Blicken wir also 50 bis 80 Jahre in die Zukunft, genauer gesagt in die Jahrzehnte 2069 bis 2098. Würde der Menschheit in Sachen Klimaschutz noch der große Wurf gelingen (RCP 2.6), könnte das Temperaturplus im Landkreis auf 1,2 Grad begrenzt werden. Die "heißen Tage" mit Temperaturen über 30 Grad würden von 4,8 auf 6,7 pro Jahr zunehmen. Tropischen Nächte, in denen es nicht auf unter 20 Grad abkühlt, gäbe es weiterhin kaum. Leicht steigen könnte die Zahl der Starkregentage mit 20 Millimetern Niederschlag oder mehr: Von 4,8 auf 4,9.

Im Falle des Szenarios mit stabilen Emissionen bis 2050 (RCP 4.5) könnte die jährliche Durchschnittstemperatur um 2,2 Grad zunehmen. Heiße Tage gäbe es in Forchheim 8,2, tropische Nächte 1,2. Die Zahl der Starkregentage würde auf 6,3 steigen.

17 Hitzetage pro Jahr?

Alles kein Vergleich zu dem Szenario, das von steigenden Treibhausgasen bis 2100 ausgeht (RCP 8.5). Dann könnte sich die Durchschnittstemperatur im Landkreis um 3,6 Grad erhöhen, inklusive 16,9 Hitzetage sowie 6,2 tropischer Nächte. Auch die Tage mit Starkregen würden in diesem Fall um 2,6 auf 7,4 zunehmen.

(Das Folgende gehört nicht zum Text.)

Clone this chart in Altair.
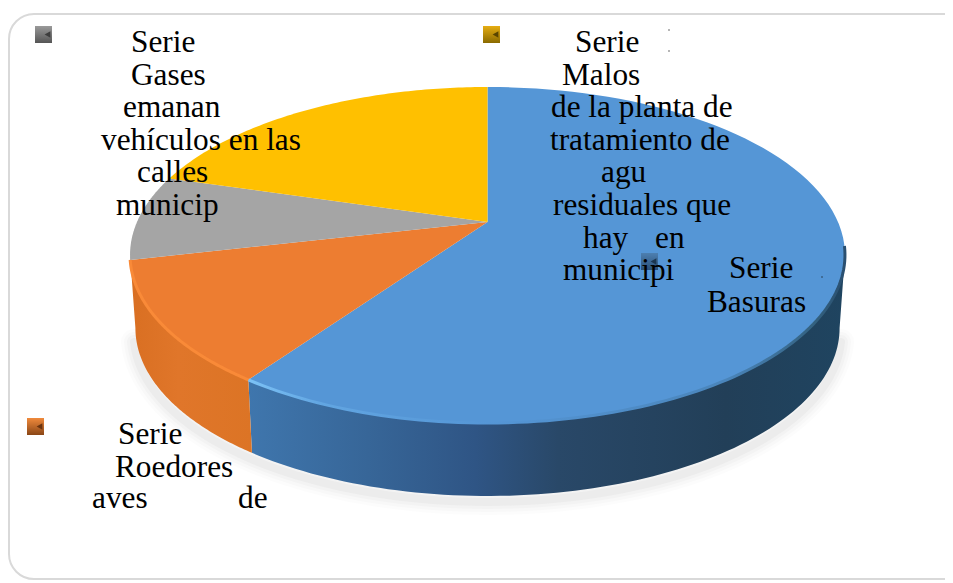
import math
import altair as alt
import pandas as pd

# ---- data ----
categories = ["Basuras", "Roedores", "Gases", "Malos"]
shares = [59.7, 11.7, 8.2, 20.4]
top_colors = ["#5596d6", "#ed7d31", "#a5a5a5", "#ffc000"]

label_lines = ["Serie", "Gases", "emanan", "vehículos en las", "calles", "municip",
               "Serie", "Malos", "de la planta de", "tratamiento de", "agu",
               "residuales que", "hay", "en", "municipi",
               "Serie", "Basuras",
               "Serie", "Roedores", "aves", "de"]
label_left = [131, 131, 123, 101, 137, 116,
              575, 562, 551, 550, 601, 553, 583, 655, 563,
              729, 707,
              118, 115, 92, 238]
label_base = [52, 85, 117, 150, 182, 215,
              52, 85, 117, 150, 182, 215, 248, 248, 280,
              278, 312,
              444, 477, 508, 508]

swatch_left = [35, 483, 27, 641]
swatch_top = [26, 26, 418, 253]
swatch_stops = [("#9a9a9a", "#555555"), ("#e6ad12", "#8a6a00"), ("#f08a3c", "#8a4616"), ("#4d7fb0", "#2a5078")]
swatch_tri = ["#3d3d3d", "#5a4500", "#6a3410", "#1b3650"]
dot_x = [669, 669, 822]
dot_y = [30, 51, 277]

# ---- layout ----
OFF = 8
CX, CY = 487.5, 222.0
A, B, K = 350.5, 161.5, 0.1964
DEPTH = 73.0
W, H = 937, 572


def pt(deg, depth=0.0, shrink=1.0):
    t = math.radians(deg)
    u, v = math.sin(t), math.cos(t)
    w = 1 + K * v
    return [CX + shrink * A * u / w - OFF, CY - B * v / w + depth - OFF]


def arc(a0, a1, depth=0.0, shrink=1.0, n=90):
    return [pt(a0 + (a1 - a0) * i / n, depth, shrink) for i in range(n + 1)]


def feat(kind, coords):
    return {"type": "Feature", "properties": {}, "geometry": {"type": kind, "coordinates": coords}}


def grad(stops, horizontal=True):
    return alt.LinearGradient(
        gradient="linear", x1=0, y1=0, x2=1 if horizontal else 0, y2=0 if horizontal else 1,
        stops=[alt.GradientStop(offset=o, color=c) for o, c in stops],
    )


def shape(f, **kw):
    return alt.Chart(alt.Data(values=[f])).mark_geoshape(**kw)


# slice boundaries, clockwise from twelve o'clock
bounds = [0.0]
for s in shares:
    bounds.append(bounds[-1] + s * 3.6)

layers = []

# chart frame
frame = alt.Chart(pd.DataFrame({"n": [0]})).mark_rect(
    fill="white", stroke="#d9d9d9", strokeWidth=2, cornerRadius=25
).encode(x=alt.value(1), x2=alt.value(960), y=alt.value(6), y2=alt.value(571))
layers.append(frame)

# soft shadow below the disc
shadow_ring = arc(104, 256, DEPTH + 6, 0.99)
for width, op in [(26, 0.025), (20, 0.03), (14, 0.04), (8, 0.05)]:
    layers.append(shape(feat("LineString", shadow_ring), filled=False, stroke="#77777f",
                        strokeWidth=width, strokeOpacity=op, strokeCap="round"))

# side walls (front half of the rim only)
right_lim, left_lim = 101.3, 258.7
wall_blue = arc(right_lim, bounds[1]) + arc(bounds[1], right_lim, DEPTH, 0.985)
wall_orange = arc(bounds[1], left_lim) + arc(left_lim, bounds[1], DEPTH, 0.985)
layers.append(shape(feat("Polygon", [wall_blue + [wall_blue[0]]]), filled=True, strokeWidth=0,
                    fill=grad([(0, "#3f76ad"), (0.2, "#376698"), (0.38, "#2f5585"),
                               (0.52, "#294868"), (0.8, "#223f58"), (1, "#1f4460")])))
layers.append(shape(feat("Polygon", [wall_orange + [wall_orange[0]]]), filled=True, strokeWidth=0,
                    fill=grad([(0, "#d96f22"), (0.4, "#e0762a"), (1, "#dc7425")])))

# top faces
apex = [CX - OFF, CY - OFF]
for i, c in enumerate(categories):
    ring = [apex] + arc(bounds[i], bounds[i + 1]) + [apex]
    layers.append(shape(feat("Polygon", [ring]), filled=True, strokeWidth=0, fill=top_colors[i]))

# rim highlight
layers.append(shape(feat("LineString", arc(right_lim - 3, bounds[1])), filled=False, strokeWidth=3,
                    stroke=grad([(0, "#7cc2f6"), (0.12, "#62a6e2"), (0.4, "#5596d6"),
                                 (0.8, "#4a85bb"), (0.95, "#33617f"), (1, "#2a4f70")])))
layers.append(shape(feat("LineString", arc(bounds[1], bounds[2])), filled=False, strokeWidth=3,
                    stroke="#f98a38"))

# legend swatches
for i in range(4):
    one = pd.DataFrame({"x": [swatch_left[i] - OFF], "x2": [swatch_left[i] + 17 - OFF],
                        "y": [swatch_top[i] - OFF], "y2": [swatch_top[i] + 17 - OFF]})
    layers.append(alt.Chart(one).mark_rect(
        fill=grad([(0, swatch_stops[i][0]), (1, swatch_stops[i][1])], horizontal=False)
    ).encode(x=alt.X("x:Q", scale=None), x2="x2:Q", y=alt.Y("y:Q", scale=None), y2="y2:Q"))
    tri = pd.DataFrame({"x": [swatch_left[i] + 12.5 - OFF], "y": [swatch_top[i] + 8.5 - OFF]})
    layers.append(alt.Chart(tri).mark_point(shape="triangle-left", filled=True, size=45, opacity=1,
                                            color=swatch_tri[i], strokeWidth=0).encode(
        x=alt.X("x:Q", scale=None), y=alt.Y("y:Q", scale=None)))

# stray dots
dots = pd.DataFrame({"x": [v - OFF for v in dot_x], "y": [v - OFF for v in dot_y]})
layers.append(alt.Chart(dots).mark_point(shape="square", filled=True, size=1.5, opacity=1,
                                         color="#111111", strokeWidth=0).encode(
    x=alt.X("x:Q", scale=None), y=alt.Y("y:Q", scale=None)))

# text
txt = pd.DataFrame({"t": label_lines, "x": [v - OFF for v in label_left], "y": [v - OFF for v in label_base]})
layers.append(alt.Chart(txt).mark_text(font="Liberation Serif", fontSize=31.3, align="left",
                                       baseline="alphabetic", color="#000000").encode(
    x=alt.X("x:Q", scale=None), y=alt.Y("y:Q", scale=None), text="t:N"))

chart = alt.layer(*layers).project(type="identity", scale=1, translate=[0, 0]).properties(
    width=W, height=H, padding=0, autosize=alt.AutoSizeParams(type="none"), background="white"
).configure_view(stroke=None)

chart.save("out.html", embed_options={"renderer": "svg", "actions": False})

Die Temperaturdaten sind in allen drei Szenarien statistisch robust. Anders sieht es zum Teil bei den Starkregen-Tagen und besonders den jährlichen Niederschlags-Summen aus: Hier gibt es zwischen den Simulationen größere Schwankungen.

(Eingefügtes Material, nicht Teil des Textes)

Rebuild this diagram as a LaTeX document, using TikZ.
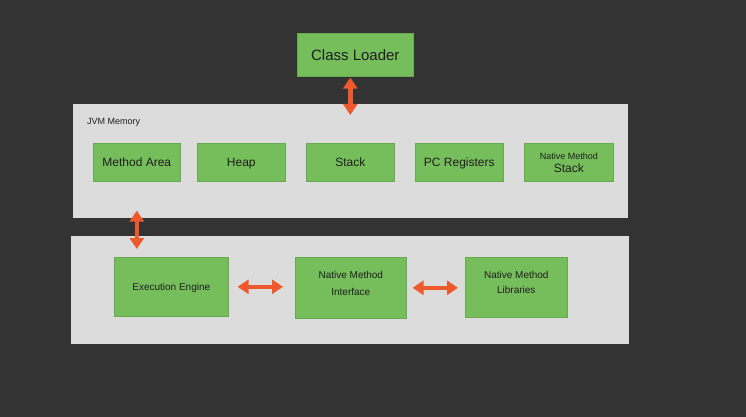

Maier betont zudem, dass alleine die Jahressumme an Regen nur bedingt etwas über die Folgen etwa für Landwirte aussagt. Entscheidender sei, wann genau es wie viel regne. In der für Pflanzen so wichtigen Vegetationsperiode? Anhand dem Dürremonitor "sieht man schon, dass es trockener wird", wie er sagt – besonders im Frühjahr und Sommer.

Mehr Schattenplätze

Neben der Starkregen-Vorsorge müsse man sich Maier zufolge Gedanken über die zunehmende Zahl an Hitzetagen machen. Es brauche mehr Schattenplätze und "Erfrischungsmöglichkeiten" wie Freibäder.

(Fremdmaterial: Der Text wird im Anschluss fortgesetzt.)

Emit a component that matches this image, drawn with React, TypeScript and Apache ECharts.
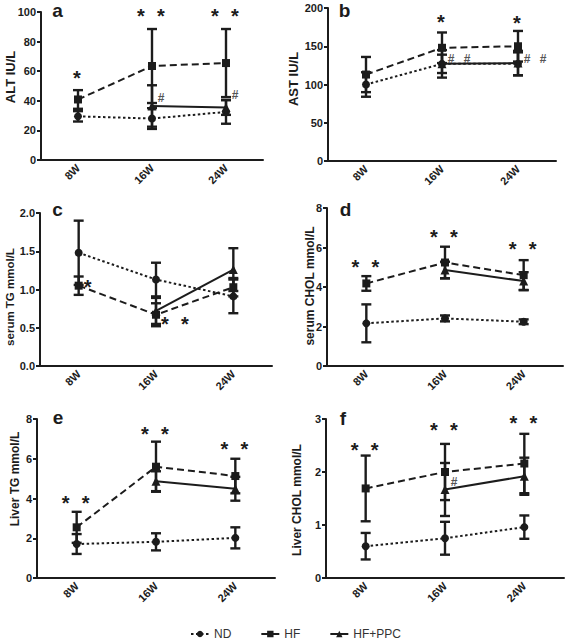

Er sagt aber auch: "Eine sehr wichtige Maßnahme in der Klimaanpassung ist der Klimaschutz." Erst jetzt, 20 Jahre zu spät, fange man an, "sich ambitionierte Klimaschutzziele zu setzen."

Ob es noch gelingt, das drohende RCP 8.5-Szenario zu verlassen, hängt für ihn davon ab, wie konsequent die Politik handeln wird.